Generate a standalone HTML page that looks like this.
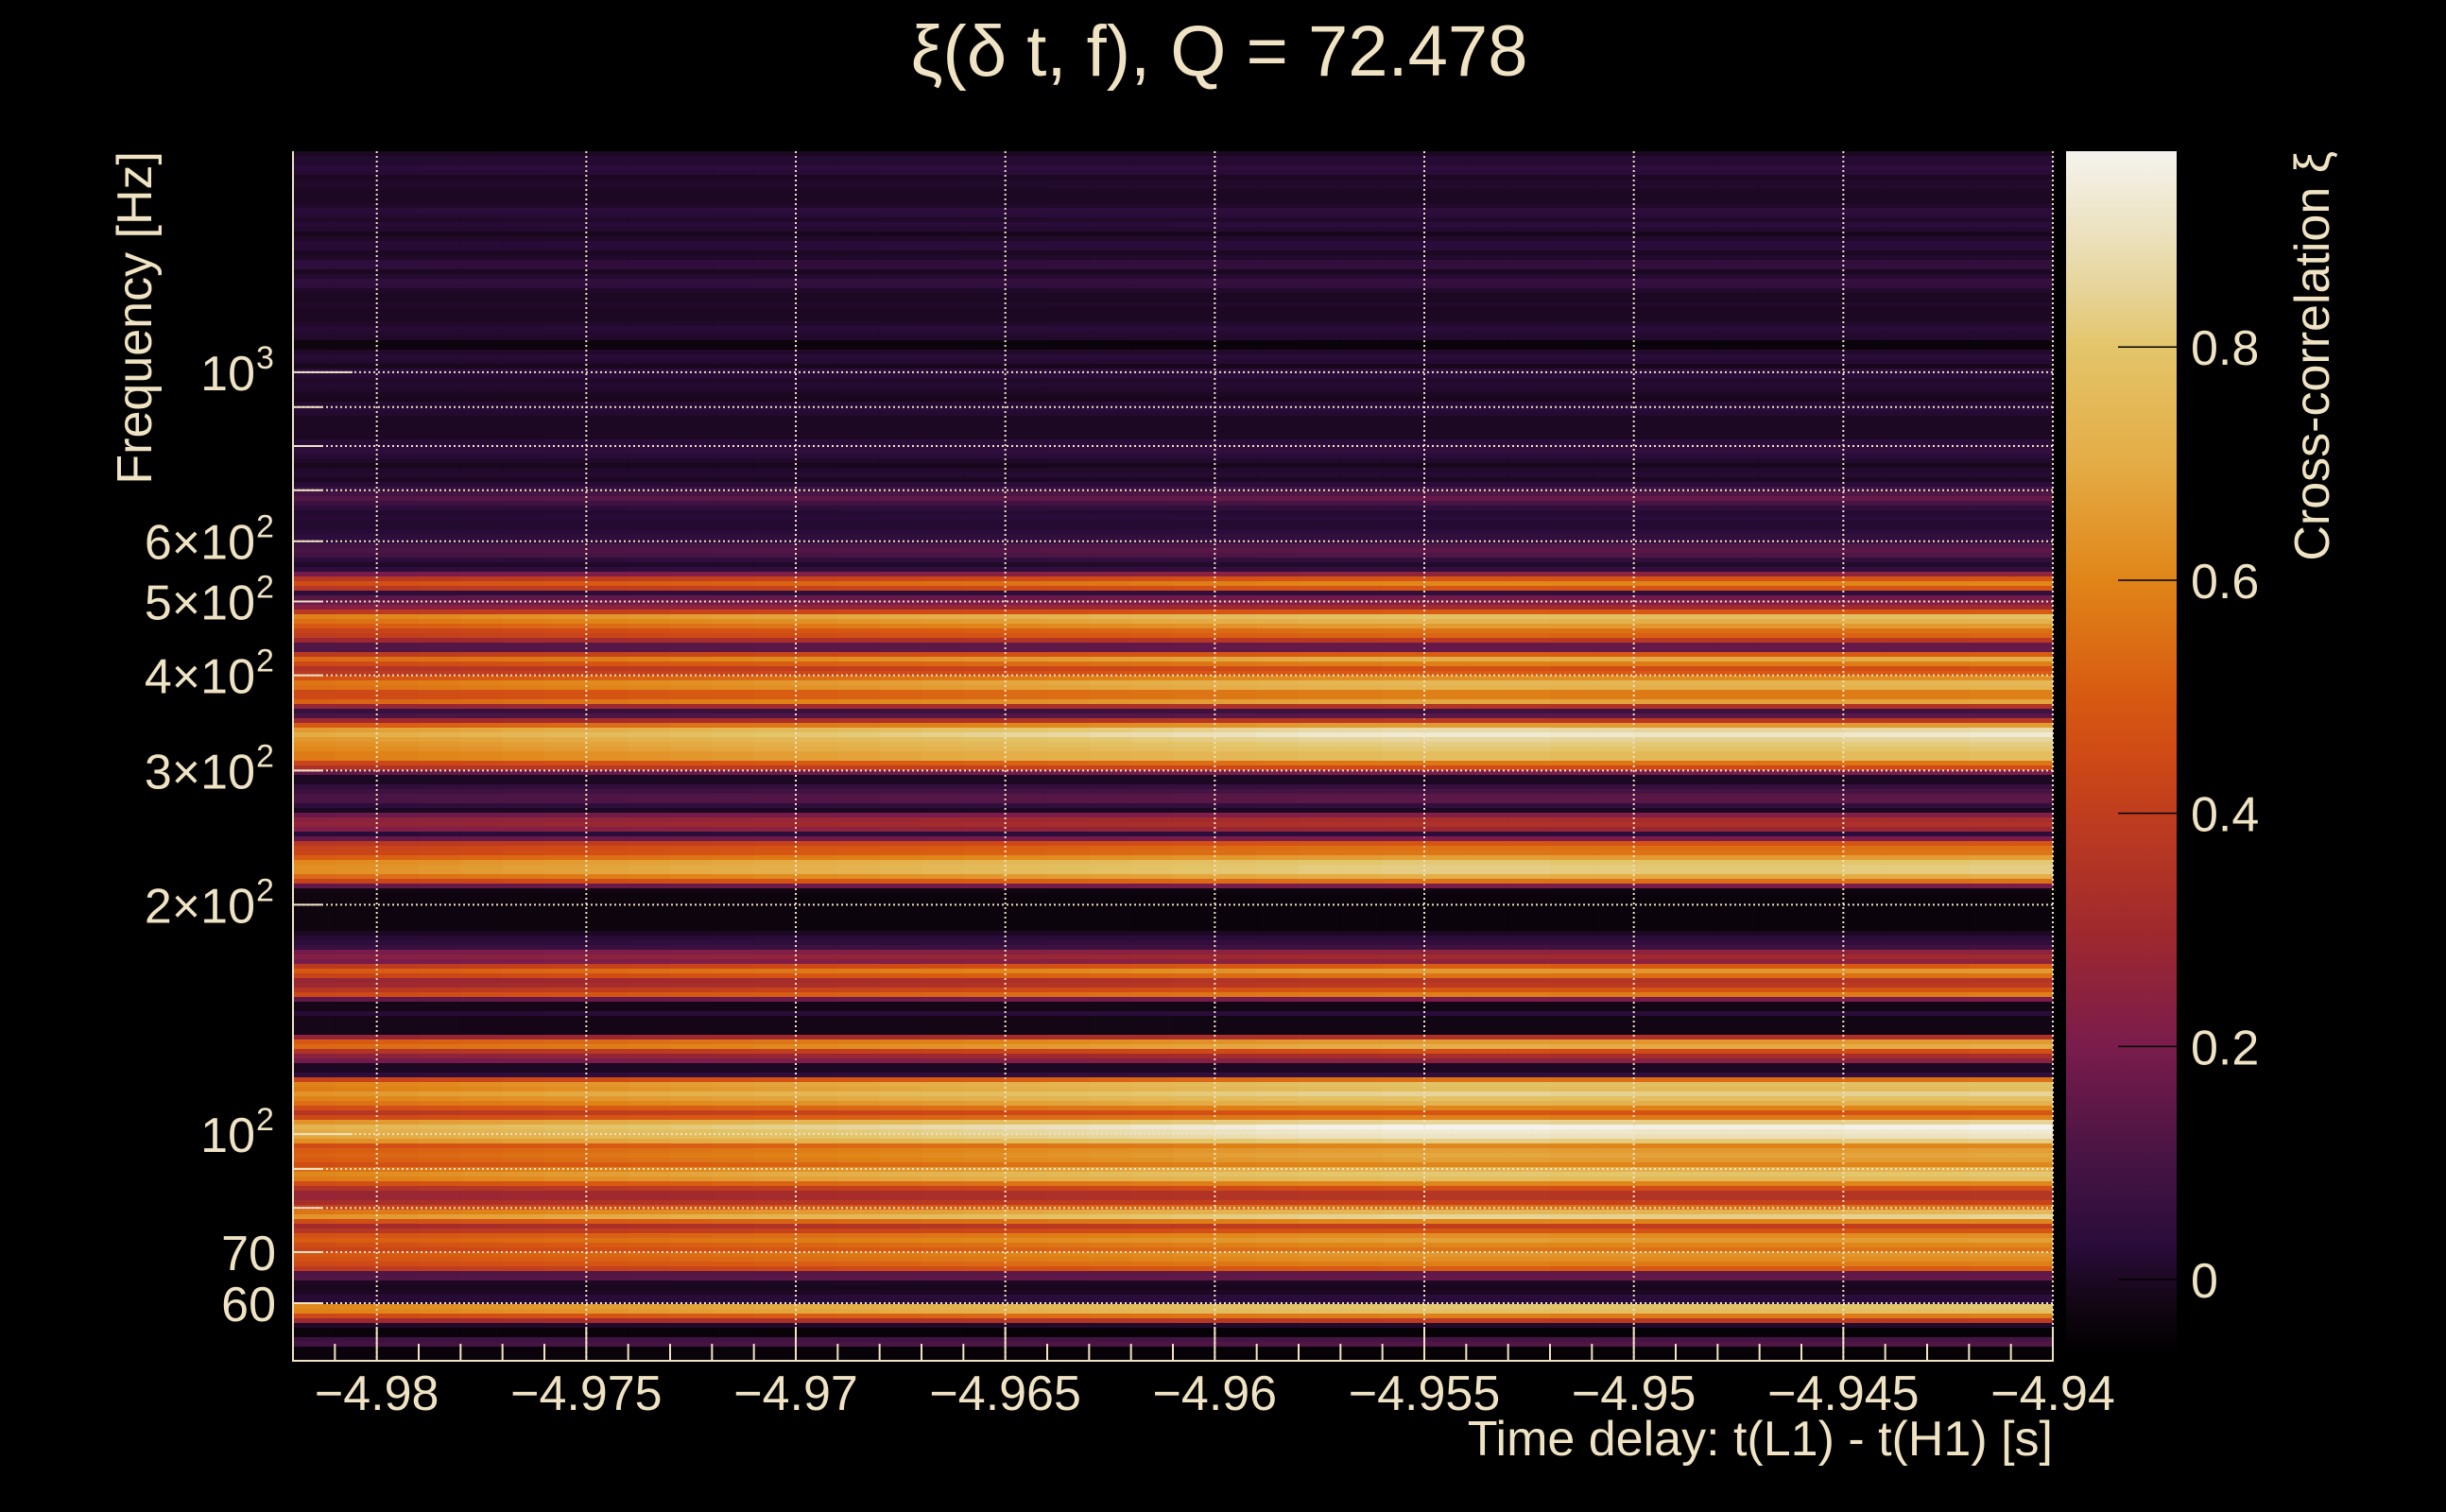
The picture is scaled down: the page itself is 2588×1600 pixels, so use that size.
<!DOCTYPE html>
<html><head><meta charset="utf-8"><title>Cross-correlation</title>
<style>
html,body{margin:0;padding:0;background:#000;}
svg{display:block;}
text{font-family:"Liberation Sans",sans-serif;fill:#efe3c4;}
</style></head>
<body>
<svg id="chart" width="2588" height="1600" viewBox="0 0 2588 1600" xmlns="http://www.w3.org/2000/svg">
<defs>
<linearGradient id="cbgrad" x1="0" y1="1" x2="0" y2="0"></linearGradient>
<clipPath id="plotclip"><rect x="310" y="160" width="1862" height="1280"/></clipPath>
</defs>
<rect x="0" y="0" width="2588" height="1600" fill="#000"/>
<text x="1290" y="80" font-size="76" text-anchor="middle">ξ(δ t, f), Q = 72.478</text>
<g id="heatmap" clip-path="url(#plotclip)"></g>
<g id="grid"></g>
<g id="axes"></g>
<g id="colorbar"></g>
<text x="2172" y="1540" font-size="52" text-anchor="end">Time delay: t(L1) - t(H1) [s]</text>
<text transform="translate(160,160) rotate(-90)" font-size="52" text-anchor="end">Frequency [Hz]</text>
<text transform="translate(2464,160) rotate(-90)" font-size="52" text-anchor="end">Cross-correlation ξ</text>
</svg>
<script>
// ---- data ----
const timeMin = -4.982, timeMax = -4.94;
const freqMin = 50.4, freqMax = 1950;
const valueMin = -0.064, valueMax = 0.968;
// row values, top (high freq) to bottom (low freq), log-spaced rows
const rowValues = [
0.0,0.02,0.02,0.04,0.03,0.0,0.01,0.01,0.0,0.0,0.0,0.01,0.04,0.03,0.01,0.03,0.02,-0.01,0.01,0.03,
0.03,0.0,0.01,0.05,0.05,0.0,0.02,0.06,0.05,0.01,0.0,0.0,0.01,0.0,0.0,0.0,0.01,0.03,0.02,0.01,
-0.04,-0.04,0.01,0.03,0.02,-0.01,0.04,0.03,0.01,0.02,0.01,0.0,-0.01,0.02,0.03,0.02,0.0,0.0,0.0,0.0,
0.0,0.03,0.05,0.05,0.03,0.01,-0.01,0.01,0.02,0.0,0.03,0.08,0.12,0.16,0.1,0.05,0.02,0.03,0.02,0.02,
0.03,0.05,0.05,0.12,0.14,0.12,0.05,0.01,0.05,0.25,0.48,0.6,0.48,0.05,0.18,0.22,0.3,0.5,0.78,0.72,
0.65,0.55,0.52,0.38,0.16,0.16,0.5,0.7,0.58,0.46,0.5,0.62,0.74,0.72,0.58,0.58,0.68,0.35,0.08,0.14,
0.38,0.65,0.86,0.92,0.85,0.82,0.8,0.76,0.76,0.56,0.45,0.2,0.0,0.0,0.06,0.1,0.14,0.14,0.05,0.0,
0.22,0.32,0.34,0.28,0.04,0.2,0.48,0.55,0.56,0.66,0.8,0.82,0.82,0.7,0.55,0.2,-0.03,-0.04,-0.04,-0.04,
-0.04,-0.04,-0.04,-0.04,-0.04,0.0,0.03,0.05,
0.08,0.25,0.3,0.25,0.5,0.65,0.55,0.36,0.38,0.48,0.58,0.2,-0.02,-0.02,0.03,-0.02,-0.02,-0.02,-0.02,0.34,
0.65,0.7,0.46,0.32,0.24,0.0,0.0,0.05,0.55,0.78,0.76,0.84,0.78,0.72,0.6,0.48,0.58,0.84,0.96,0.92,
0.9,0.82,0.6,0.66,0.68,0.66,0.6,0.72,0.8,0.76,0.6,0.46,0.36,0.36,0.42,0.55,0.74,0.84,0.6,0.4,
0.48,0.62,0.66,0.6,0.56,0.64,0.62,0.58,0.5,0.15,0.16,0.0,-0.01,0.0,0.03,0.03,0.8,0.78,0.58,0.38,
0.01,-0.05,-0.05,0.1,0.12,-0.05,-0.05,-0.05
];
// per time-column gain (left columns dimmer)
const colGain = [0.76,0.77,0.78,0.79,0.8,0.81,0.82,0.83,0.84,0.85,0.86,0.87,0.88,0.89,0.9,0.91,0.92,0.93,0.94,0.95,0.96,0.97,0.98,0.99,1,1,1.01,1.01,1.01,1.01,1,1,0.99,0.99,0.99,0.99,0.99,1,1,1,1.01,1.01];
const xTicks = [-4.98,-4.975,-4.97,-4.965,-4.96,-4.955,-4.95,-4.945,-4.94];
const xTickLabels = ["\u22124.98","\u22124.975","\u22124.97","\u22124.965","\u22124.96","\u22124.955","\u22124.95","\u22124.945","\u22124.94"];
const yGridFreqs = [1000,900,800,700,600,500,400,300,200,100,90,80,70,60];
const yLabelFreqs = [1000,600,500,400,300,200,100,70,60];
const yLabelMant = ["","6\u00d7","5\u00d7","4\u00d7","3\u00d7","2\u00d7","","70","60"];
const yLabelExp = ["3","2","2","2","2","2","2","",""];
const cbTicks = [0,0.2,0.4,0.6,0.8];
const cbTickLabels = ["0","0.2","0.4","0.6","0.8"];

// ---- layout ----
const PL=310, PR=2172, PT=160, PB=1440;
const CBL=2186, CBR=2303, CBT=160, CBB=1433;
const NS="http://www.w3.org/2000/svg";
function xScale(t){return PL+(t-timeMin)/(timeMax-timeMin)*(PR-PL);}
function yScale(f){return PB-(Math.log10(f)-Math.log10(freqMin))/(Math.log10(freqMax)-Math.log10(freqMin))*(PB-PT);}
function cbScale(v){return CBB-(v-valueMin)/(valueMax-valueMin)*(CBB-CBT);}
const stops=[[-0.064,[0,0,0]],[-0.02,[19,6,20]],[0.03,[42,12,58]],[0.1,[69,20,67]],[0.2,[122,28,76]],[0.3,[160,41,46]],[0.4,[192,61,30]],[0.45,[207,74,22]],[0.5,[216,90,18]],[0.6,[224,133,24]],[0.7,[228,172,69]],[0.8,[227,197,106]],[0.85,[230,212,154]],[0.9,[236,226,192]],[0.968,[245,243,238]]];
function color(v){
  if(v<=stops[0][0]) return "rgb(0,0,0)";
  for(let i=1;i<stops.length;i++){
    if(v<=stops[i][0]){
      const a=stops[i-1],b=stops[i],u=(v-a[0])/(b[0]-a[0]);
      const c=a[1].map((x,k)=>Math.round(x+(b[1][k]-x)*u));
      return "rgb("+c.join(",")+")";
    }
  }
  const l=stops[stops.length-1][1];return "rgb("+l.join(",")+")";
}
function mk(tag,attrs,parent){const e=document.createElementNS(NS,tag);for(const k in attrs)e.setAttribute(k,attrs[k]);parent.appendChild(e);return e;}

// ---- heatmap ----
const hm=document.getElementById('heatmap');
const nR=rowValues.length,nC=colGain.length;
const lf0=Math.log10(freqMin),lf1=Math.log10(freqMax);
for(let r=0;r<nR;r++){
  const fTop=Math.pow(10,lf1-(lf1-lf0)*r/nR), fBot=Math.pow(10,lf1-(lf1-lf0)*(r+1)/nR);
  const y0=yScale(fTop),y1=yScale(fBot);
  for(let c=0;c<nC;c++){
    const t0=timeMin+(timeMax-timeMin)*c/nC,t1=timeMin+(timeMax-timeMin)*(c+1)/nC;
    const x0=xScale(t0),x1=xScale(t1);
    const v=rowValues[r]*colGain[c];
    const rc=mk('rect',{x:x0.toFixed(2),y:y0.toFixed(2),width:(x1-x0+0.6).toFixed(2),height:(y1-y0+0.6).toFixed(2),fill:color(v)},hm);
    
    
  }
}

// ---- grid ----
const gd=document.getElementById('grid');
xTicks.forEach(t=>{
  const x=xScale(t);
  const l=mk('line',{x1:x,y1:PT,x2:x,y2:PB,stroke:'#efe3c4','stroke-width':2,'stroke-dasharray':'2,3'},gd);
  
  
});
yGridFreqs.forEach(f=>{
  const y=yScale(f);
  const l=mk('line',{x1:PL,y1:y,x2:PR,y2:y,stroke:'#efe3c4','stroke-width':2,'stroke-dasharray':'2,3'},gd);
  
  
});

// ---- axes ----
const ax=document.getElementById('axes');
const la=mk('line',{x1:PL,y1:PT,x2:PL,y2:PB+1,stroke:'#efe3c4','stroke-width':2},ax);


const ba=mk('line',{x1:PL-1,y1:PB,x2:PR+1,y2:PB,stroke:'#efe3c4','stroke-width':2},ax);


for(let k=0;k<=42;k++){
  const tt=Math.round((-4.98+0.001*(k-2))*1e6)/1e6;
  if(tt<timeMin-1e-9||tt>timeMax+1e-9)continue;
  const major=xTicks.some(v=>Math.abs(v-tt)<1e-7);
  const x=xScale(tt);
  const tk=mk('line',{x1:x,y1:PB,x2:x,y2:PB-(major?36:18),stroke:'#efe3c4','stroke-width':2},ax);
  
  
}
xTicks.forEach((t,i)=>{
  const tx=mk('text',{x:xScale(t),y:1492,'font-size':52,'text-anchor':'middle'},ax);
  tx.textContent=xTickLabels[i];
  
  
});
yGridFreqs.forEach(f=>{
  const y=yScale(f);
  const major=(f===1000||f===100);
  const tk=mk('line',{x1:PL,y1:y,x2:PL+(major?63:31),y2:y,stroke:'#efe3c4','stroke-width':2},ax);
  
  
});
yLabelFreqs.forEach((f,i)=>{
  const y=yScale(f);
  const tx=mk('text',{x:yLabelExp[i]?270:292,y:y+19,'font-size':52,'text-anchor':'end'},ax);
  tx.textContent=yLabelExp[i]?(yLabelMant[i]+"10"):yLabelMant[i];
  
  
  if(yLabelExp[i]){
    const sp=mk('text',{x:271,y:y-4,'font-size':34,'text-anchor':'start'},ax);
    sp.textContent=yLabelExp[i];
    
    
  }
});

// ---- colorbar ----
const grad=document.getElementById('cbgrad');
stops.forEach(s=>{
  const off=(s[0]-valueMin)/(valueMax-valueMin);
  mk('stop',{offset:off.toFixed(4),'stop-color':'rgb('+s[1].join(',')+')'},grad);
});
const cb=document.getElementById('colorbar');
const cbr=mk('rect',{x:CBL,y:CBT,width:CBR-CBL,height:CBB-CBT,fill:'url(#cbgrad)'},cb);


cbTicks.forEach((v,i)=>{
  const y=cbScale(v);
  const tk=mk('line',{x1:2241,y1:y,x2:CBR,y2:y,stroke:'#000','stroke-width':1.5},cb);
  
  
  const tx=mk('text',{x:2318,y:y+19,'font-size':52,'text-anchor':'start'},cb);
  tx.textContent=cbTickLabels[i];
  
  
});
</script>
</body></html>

TASK INSTRUCTIONS -> Which lines of the data above contain "that"? Copy each one.

EXERCISE ANSWER ->
Generate a standalone HTML page that looks like this.
The picture is scaled down: the page itself is 2588×1600 pixels, so use that size.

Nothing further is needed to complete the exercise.